_SET EXERCISE:_ Transcribe the material in full. Nothing should differ except that the pictures are left out.
--- COLLECTED MATERIAL ---
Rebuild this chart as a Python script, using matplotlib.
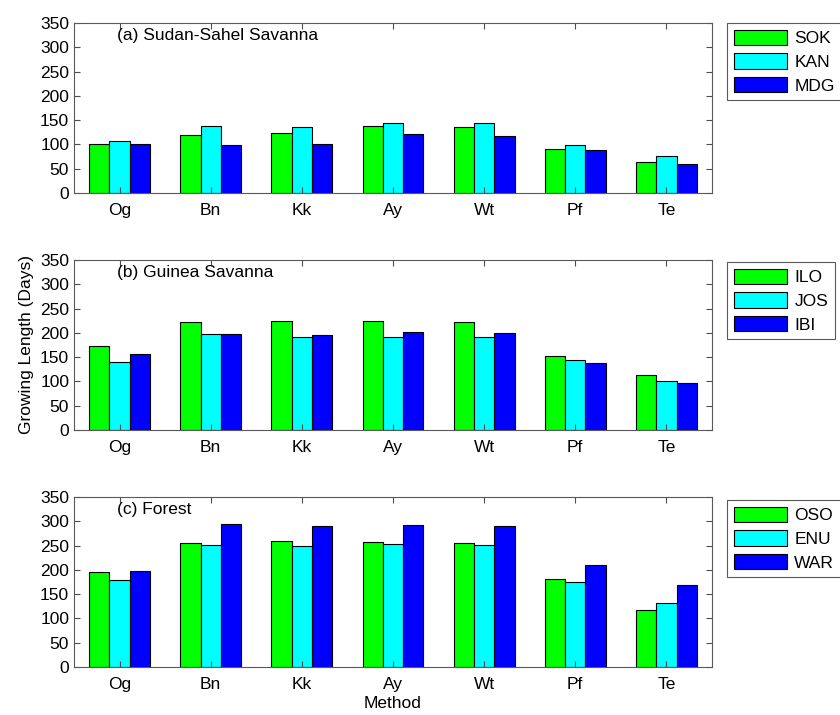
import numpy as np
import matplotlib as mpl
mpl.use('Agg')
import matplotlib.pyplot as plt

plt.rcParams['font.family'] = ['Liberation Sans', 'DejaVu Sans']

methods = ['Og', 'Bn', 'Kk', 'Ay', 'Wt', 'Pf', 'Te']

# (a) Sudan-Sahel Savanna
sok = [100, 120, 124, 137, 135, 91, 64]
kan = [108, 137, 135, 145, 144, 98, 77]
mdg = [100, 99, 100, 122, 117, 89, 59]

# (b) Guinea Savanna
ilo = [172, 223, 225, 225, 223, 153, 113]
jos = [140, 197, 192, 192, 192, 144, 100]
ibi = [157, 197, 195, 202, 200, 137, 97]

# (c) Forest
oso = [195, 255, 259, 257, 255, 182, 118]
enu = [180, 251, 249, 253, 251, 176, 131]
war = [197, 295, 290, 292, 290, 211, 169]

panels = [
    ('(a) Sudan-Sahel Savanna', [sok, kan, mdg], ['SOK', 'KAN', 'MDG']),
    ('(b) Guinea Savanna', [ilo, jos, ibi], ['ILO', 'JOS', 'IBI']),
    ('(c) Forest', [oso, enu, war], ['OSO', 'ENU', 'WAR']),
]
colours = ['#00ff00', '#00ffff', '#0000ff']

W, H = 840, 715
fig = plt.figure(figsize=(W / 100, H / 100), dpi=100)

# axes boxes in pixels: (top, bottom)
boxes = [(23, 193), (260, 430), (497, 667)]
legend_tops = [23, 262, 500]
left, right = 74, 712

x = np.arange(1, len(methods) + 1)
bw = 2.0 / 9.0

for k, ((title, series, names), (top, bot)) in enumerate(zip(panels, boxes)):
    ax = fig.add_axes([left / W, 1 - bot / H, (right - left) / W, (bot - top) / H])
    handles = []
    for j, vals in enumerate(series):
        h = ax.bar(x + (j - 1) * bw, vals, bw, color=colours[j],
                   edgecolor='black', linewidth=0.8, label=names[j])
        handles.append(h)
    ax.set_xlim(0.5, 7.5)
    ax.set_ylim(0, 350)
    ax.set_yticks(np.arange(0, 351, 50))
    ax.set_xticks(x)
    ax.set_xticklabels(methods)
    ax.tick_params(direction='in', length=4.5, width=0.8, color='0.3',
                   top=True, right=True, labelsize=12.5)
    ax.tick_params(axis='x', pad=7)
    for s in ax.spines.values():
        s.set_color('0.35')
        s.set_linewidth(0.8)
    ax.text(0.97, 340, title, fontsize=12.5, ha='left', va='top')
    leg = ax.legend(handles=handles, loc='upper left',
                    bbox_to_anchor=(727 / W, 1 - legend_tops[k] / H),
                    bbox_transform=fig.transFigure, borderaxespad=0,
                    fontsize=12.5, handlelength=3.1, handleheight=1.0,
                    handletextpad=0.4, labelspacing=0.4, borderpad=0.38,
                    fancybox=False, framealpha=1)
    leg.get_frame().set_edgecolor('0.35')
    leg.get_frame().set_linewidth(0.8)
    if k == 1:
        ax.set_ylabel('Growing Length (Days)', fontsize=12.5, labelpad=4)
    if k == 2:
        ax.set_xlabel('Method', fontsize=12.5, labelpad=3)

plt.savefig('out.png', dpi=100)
---
_RESPONSE:_
Rebuild this chart as a Python script, using matplotlib.
import numpy as np
import matplotlib as mpl
mpl.use('Agg')
import matplotlib.pyplot as plt

plt.rcParams['font.family'] = ['Liberation Sans', 'DejaVu Sans']

methods = ['Og', 'Bn', 'Kk', 'Ay', 'Wt', 'Pf', 'Te']

# (a) Sudan-Sahel Savanna
sok = [100, 120, 124, 137, 135, 91, 64]
kan = [108, 137, 135, 145, 144, 98, 77]
mdg = [100, 99, 100, 122, 117, 89, 59]

# (b) Guinea Savanna
ilo = [172, 223, 225, 225, 223, 153, 113]
jos = [140, 197, 192, 192, 192, 144, 100]
ibi = [157, 197, 195, 202, 200, 137, 97]

# (c) Forest
oso = [195, 255, 259, 257, 255, 182, 118]
enu = [180, 251, 249, 253, 251, 176, 131]
war = [197, 295, 290, 292, 290, 211, 169]

panels = [
    ('(a) Sudan-Sahel Savanna', [sok, kan, mdg], ['SOK', 'KAN', 'MDG']),
    ('(b) Guinea Savanna', [ilo, jos, ibi], ['ILO', 'JOS', 'IBI']),
    ('(c) Forest', [oso, enu, war], ['OSO', 'ENU', 'WAR']),
]
colours = ['#00ff00', '#00ffff', '#0000ff']

W, H = 840, 715
fig = plt.figure(figsize=(W / 100, H / 100), dpi=100)

# axes boxes in pixels: (top, bottom)
boxes = [(23, 193), (260, 430), (497, 667)]
legend_tops = [23, 262, 500]
left, right = 74, 712

x = np.arange(1, len(methods) + 1)
bw = 2.0 / 9.0

for k, ((title, series, names), (top, bot)) in enumerate(zip(panels, boxes)):
    ax = fig.add_axes([left / W, 1 - bot / H, (right - left) / W, (bot - top) / H])
    handles = []
    for j, vals in enumerate(series):
        h = ax.bar(x + (j - 1) * bw, vals, bw, color=colours[j],
                   edgecolor='black', linewidth=0.8, label=names[j])
        handles.append(h)
    ax.set_xlim(0.5, 7.5)
    ax.set_ylim(0, 350)
    ax.set_yticks(np.arange(0, 351, 50))
    ax.set_xticks(x)
    ax.set_xticklabels(methods)
    ax.tick_params(direction='in', length=4.5, width=0.8, color='0.3',
                   top=True, right=True, labelsize=12.5)
    ax.tick_params(axis='x', pad=7)
    for s in ax.spines.values():
        s.set_color('0.35')
        s.set_linewidth(0.8)
    ax.text(0.97, 340, title, fontsize=12.5, ha='left', va='top')
    leg = ax.legend(handles=handles, loc='upper left',
                    bbox_to_anchor=(727 / W, 1 - legend_tops[k] / H),
                    bbox_transform=fig.transFigure, borderaxespad=0,
                    fontsize=12.5, handlelength=3.1, handleheight=1.0,
                    handletextpad=0.4, labelspacing=0.4, borderpad=0.38,
                    fancybox=False, framealpha=1)
    leg.get_frame().set_edgecolor('0.35')
    leg.get_frame().set_linewidth(0.8)
    if k == 1:
        ax.set_ylabel('Growing Length (Days)', fontsize=12.5, labelpad=4)
    if k == 2:
        ax.set_xlabel('Method', fontsize=12.5, labelpad=3)

plt.savefig('out.png', dpi=100)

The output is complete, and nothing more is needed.